By FEDERICA BRIZZI
Free speech is one of the foundational concepts of modern societies. The constitutions of countries like Italy, the United Sates or the United Kingdom, for example, hail free speech as one of the cardinal values upon which the whole society must be built upon.
The need for an unfettered expression of ideas, though, has a history that dates back to Ancient Greece, to the times of Socrates and the democratic configuration of the polis. Since then, the concept infiltrated some of the greatest legal documents in history, such as the Magna Carta (1215), the Bill of Rights (1689), or “The Declaration of the Rights of Man” (1789), even though such formulations were still reluctant to include all members and contexts of society.
Today, instead, freedom of speech for all people is recognised by global institutions as an international human right, to the point of being almost internalised by the modern man. This is perhaps why what happened on January 7 in the Parisian headquarters of the weekly magazine Charlie Hebdo did sound all the more striking to people all around the world.
It was on Wednesday, January 7, in the morning, when two masked gunmen, later identified as Cherif and Said Kouachi, infiltrated the Charlie Hebdo building on Rue Nicolas-Appert, Paris, and killed 12 people. Among them where the editor Stephane Charbonnier, four cartoonists and a guest. Following the Charlie Hebdo attack, over the two following days a total of other five people were killed in related shootings, terrorising the whole of France – and the Western world with it. At the roots of the terrorist attack is the publication of satirical cartoons depicting the Prophet Muhammad by the magazine, which had created controversy and prompted terrorist threats since 2006.

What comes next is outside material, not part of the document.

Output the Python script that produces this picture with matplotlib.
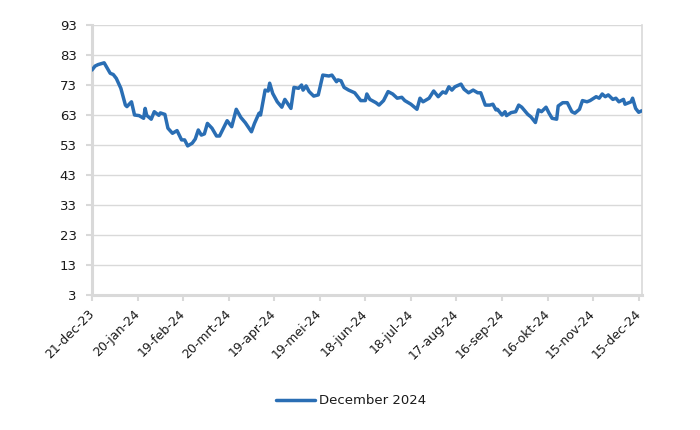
import matplotlib
matplotlib.use("Agg")
import matplotlib.pyplot as plt
import matplotlib.transforms as mtransforms
import pandas as pd

# ---- data ----
dates = [
    "2023-12-21", "2023-12-23", "2023-12-25", "2023-12-29", "2024-01-02", "2024-01-04",
    "2024-01-06", "2024-01-09", "2024-01-12", "2024-01-13", "2024-01-16", "2024-01-18",
    "2024-01-21", "2024-01-24", "2024-01-25", "2024-01-26", "2024-01-29", "2024-01-31",
    "2024-02-03", "2024-02-04", "2024-02-07", "2024-02-09", "2024-02-12", "2024-02-15",
    "2024-02-18", "2024-02-20", "2024-02-22", "2024-02-25", "2024-02-27", "2024-02-29",
    "2024-03-02", "2024-03-04", "2024-03-06", "2024-03-09", "2024-03-12", "2024-03-14",
    "2024-03-17", "2024-03-19", "2024-03-22", "2024-03-25", "2024-03-28", "2024-03-31",
    "2024-04-04", "2024-04-06", "2024-04-09", "2024-04-10", "2024-04-13", "2024-04-15",
    "2024-04-16", "2024-04-18", "2024-04-21", "2024-04-24", "2024-04-26", "2024-04-30",
    "2024-05-02", "2024-05-05", "2024-05-07", "2024-05-08", "2024-05-10", "2024-05-12",
    "2024-05-15", "2024-05-18", "2024-05-21", "2024-05-25", "2024-05-27", "2024-05-30",
    "2024-05-31", "2024-06-02", "2024-06-04", "2024-06-07", "2024-06-11", "2024-06-15",
    "2024-06-18", "2024-06-19", "2024-06-21", "2024-06-25", "2024-06-27", "2024-06-30",
    "2024-07-03", "2024-07-06", "2024-07-09", "2024-07-12", "2024-07-14", "2024-07-18",
    "2024-07-22", "2024-07-24", "2024-07-26", "2024-07-30", "2024-08-02", "2024-08-05",
    "2024-08-08", "2024-08-10", "2024-08-12", "2024-08-14", "2024-08-16", "2024-08-20",
    "2024-08-22", "2024-08-25", "2024-08-28", "2024-08-31", "2024-09-02", "2024-09-05",
    "2024-09-08", "2024-09-10", "2024-09-12", "2024-09-13", "2024-09-16", "2024-09-18",
    "2024-09-19", "2024-09-22", "2024-09-25", "2024-09-27", "2024-09-29", "2024-10-03",
    "2024-10-05", "2024-10-08", "2024-10-10", "2024-10-12", "2024-10-15", "2024-10-17",
    "2024-10-19", "2024-10-22", "2024-10-23", "2024-10-26", "2024-10-29", "2024-11-01",
    "2024-11-03", "2024-11-06", "2024-11-08", "2024-11-11", "2024-11-13", "2024-11-17",
    "2024-11-19", "2024-11-21", "2024-11-23", "2024-11-25", "2024-11-28", "2024-11-30",
    "2024-12-02", "2024-12-05", "2024-12-06", "2024-12-10", "2024-12-11", "2024-12-13",
    "2024-12-15", "2024-12-17",
]
values = [
    78.0, 79.3, 79.8, 80.4, 76.9, 76.5,
    75.2, 71.9, 66.3, 65.8, 67.4, 63.0,
    62.8, 61.9, 65.2, 62.9, 61.6, 64.1,
    62.9, 63.7, 63.2, 58.6, 56.9, 57.8,
    54.7, 54.7, 52.7, 53.6, 55.0, 58.0,
    56.3, 56.7, 60.2, 58.6, 56.0, 56.0,
    59.1, 61.1, 59.1, 64.9, 62.2, 60.4,
    57.4, 60.2, 63.6, 63.0, 71.3, 71.0,
    73.6, 70.2, 67.4, 65.6, 68.2, 65.2,
    72.2, 71.9, 73.0, 71.3, 72.7, 70.8,
    69.3, 69.7, 76.3, 76.0, 76.3, 74.1,
    74.7, 74.4, 72.2, 71.3, 70.4, 67.8,
    67.8, 70.0, 68.2, 67.1, 66.3, 67.8,
    70.8, 70.0, 68.6, 68.9, 67.8, 66.6,
    64.9, 68.6, 67.4, 68.6, 71.0, 69.1,
    70.7, 70.3, 72.4, 71.3, 72.4, 73.3,
    71.6, 70.4, 71.3, 70.4, 70.4, 66.3,
    66.3, 66.6, 64.7, 64.9, 63.0, 64.1,
    62.8, 63.8, 64.1, 66.3, 65.6, 63.2,
    62.4, 60.5, 64.7, 64.1, 65.6, 63.6,
    61.9, 61.6, 66.0, 67.1, 67.1, 64.1,
    63.6, 64.9, 67.8, 67.4, 67.8, 69.1,
    68.6, 70.0, 69.1, 69.7, 68.2, 68.6,
    67.4, 68.2, 66.6, 67.4, 68.6, 65.2,
    63.9, 64.4,
]
series_name = "December 2024"
tick_dates = ["2023-12-21", "2024-01-20", "2024-02-19", "2024-03-20", "2024-04-19",
              "2024-05-19", "2024-06-18", "2024-07-18", "2024-08-17", "2024-09-16",
              "2024-10-16", "2024-11-15", "2024-12-15"]
tick_labels = ["21-dec-23", "20-jan-24", "19-feb-24", "20-mrt-24", "19-apr-24",
               "19-mei-24", "18-jun-24", "18-jul-24", "17-aug-24", "16-sep-24",
               "16-okt-24", "15-nov-24", "15-dec-24"]
y_ticks = [3, 13, 23, 33, 43, 53, 63, 73, 83, 93]

# ---- plot ----
plt.rcParams['font.family'] = ['DejaVu Sans']
fig = plt.figure(figsize=(7.0, 4.3), dpi=100)
ax = fig.add_axes([92 / 700, 1 - 295 / 430, (641.7 - 92) / 700, 270 / 430])

x = pd.to_datetime(dates)
ax.plot(x, values, color="#2A6EB4", lw=2.5, solid_joinstyle="round",
        solid_capstyle="round", label=series_name, zorder=3)

ax.set_ylim(3, 93)
ax.set_yticks(y_ticks)
ax.set_xlim(pd.Timestamp(dates[0]), pd.Timestamp(dates[-1]))
ax.set_xticks(pd.to_datetime(tick_dates))
ax.set_xticklabels(tick_labels, rotation=45, ha="right", va="center",
                   rotation_mode="anchor", fontsize=9)
shift = mtransforms.ScaledTranslation(0.07, -0.01, fig.dpi_scale_trans)
for lab in ax.get_xticklabels():
    lab.set_transform(lab.get_transform() + shift)

grid_c = "#D9D9D9"
ax.yaxis.grid(True, color=grid_c, lw=1.0, zorder=0)
ax.set_axisbelow(True)
for s in ["left", "bottom"]:
    ax.spines[s].set_color(grid_c)
    ax.spines[s].set_linewidth(2.2)
ax.spines["right"].set_color(grid_c)
ax.spines["right"].set_linewidth(1.2)
ax.spines["top"].set_visible(False)
ax.tick_params(axis="both", colors=grid_c, labelcolor="#1a1a1a",
               width=1.5, length=4)
ax.tick_params(axis="y", pad=7, labelsize=9.5)
ax.tick_params(axis="x", pad=8)

leg = fig.legend(loc="center", bbox_to_anchor=(351 / 700, 1 - 401 / 430),
                 frameon=False, fontsize=9.5, handlelength=2.9,
                 handletextpad=0.3)
for t in leg.get_texts():
    t.set_color("#1a1a1a")

fig.savefig("out.png", dpi=100)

The Charlie Hebdo attack has quickly become the contemporary symbol of a possible threat to our cherished freedom of speech. Following the tragedy, indeed, the Internet responded quickly and people from all over the world started using the hashtag #JeSuisCharlie (#IAmCharlie) as a way to express both their support to the victims, and especially to analyse what freedom of speech is and entails for each one of us. “As banal as it can sound freedom of speech is a right that should always be defended,” says John Cabot University’s recent graduate, Sofia Martuscelli.
“Even though I don’t agree on the content published by Charlie Hebdo, what happened was against any human considerations and a violation of our freedom of expression,” Martuscelli said. Underlining the idea that freedom of speech is not only a right but also a way to incite “a diversity of ideas, points of view and a safe environment where they can be voiced and heard,” and also reiterating the fact that any violent attack against someone’s right to self-expression is to be condemned, senior International Affairs student Lazar Vujaklija says that “Charlie Hebdo often allowed itself to showcase material that did not so obviously intend to provoke thought and debate but rather to incite controversy and disapproval.” On the other end of the spectrum there are people who are skeptical about the universalising concept of freedom of speech. Communications student Alex Summers says “The terrorists’ values are different, so is their culture and religion. And we give ourselves the power to make fun of it on political cartoons that everyone reads and cover it all up with ‘freedom of speech’”.
Indeed, Charlie Hebdo’s attack helps us to shed a light on a concept we have been grown to take for granted, which is that of the freedom of self-expression. The event brings up, along with a widespread fear, ethical issues that question the nature and the extent of the said right itself. Let us then ask ourselves, “are you Charlie?”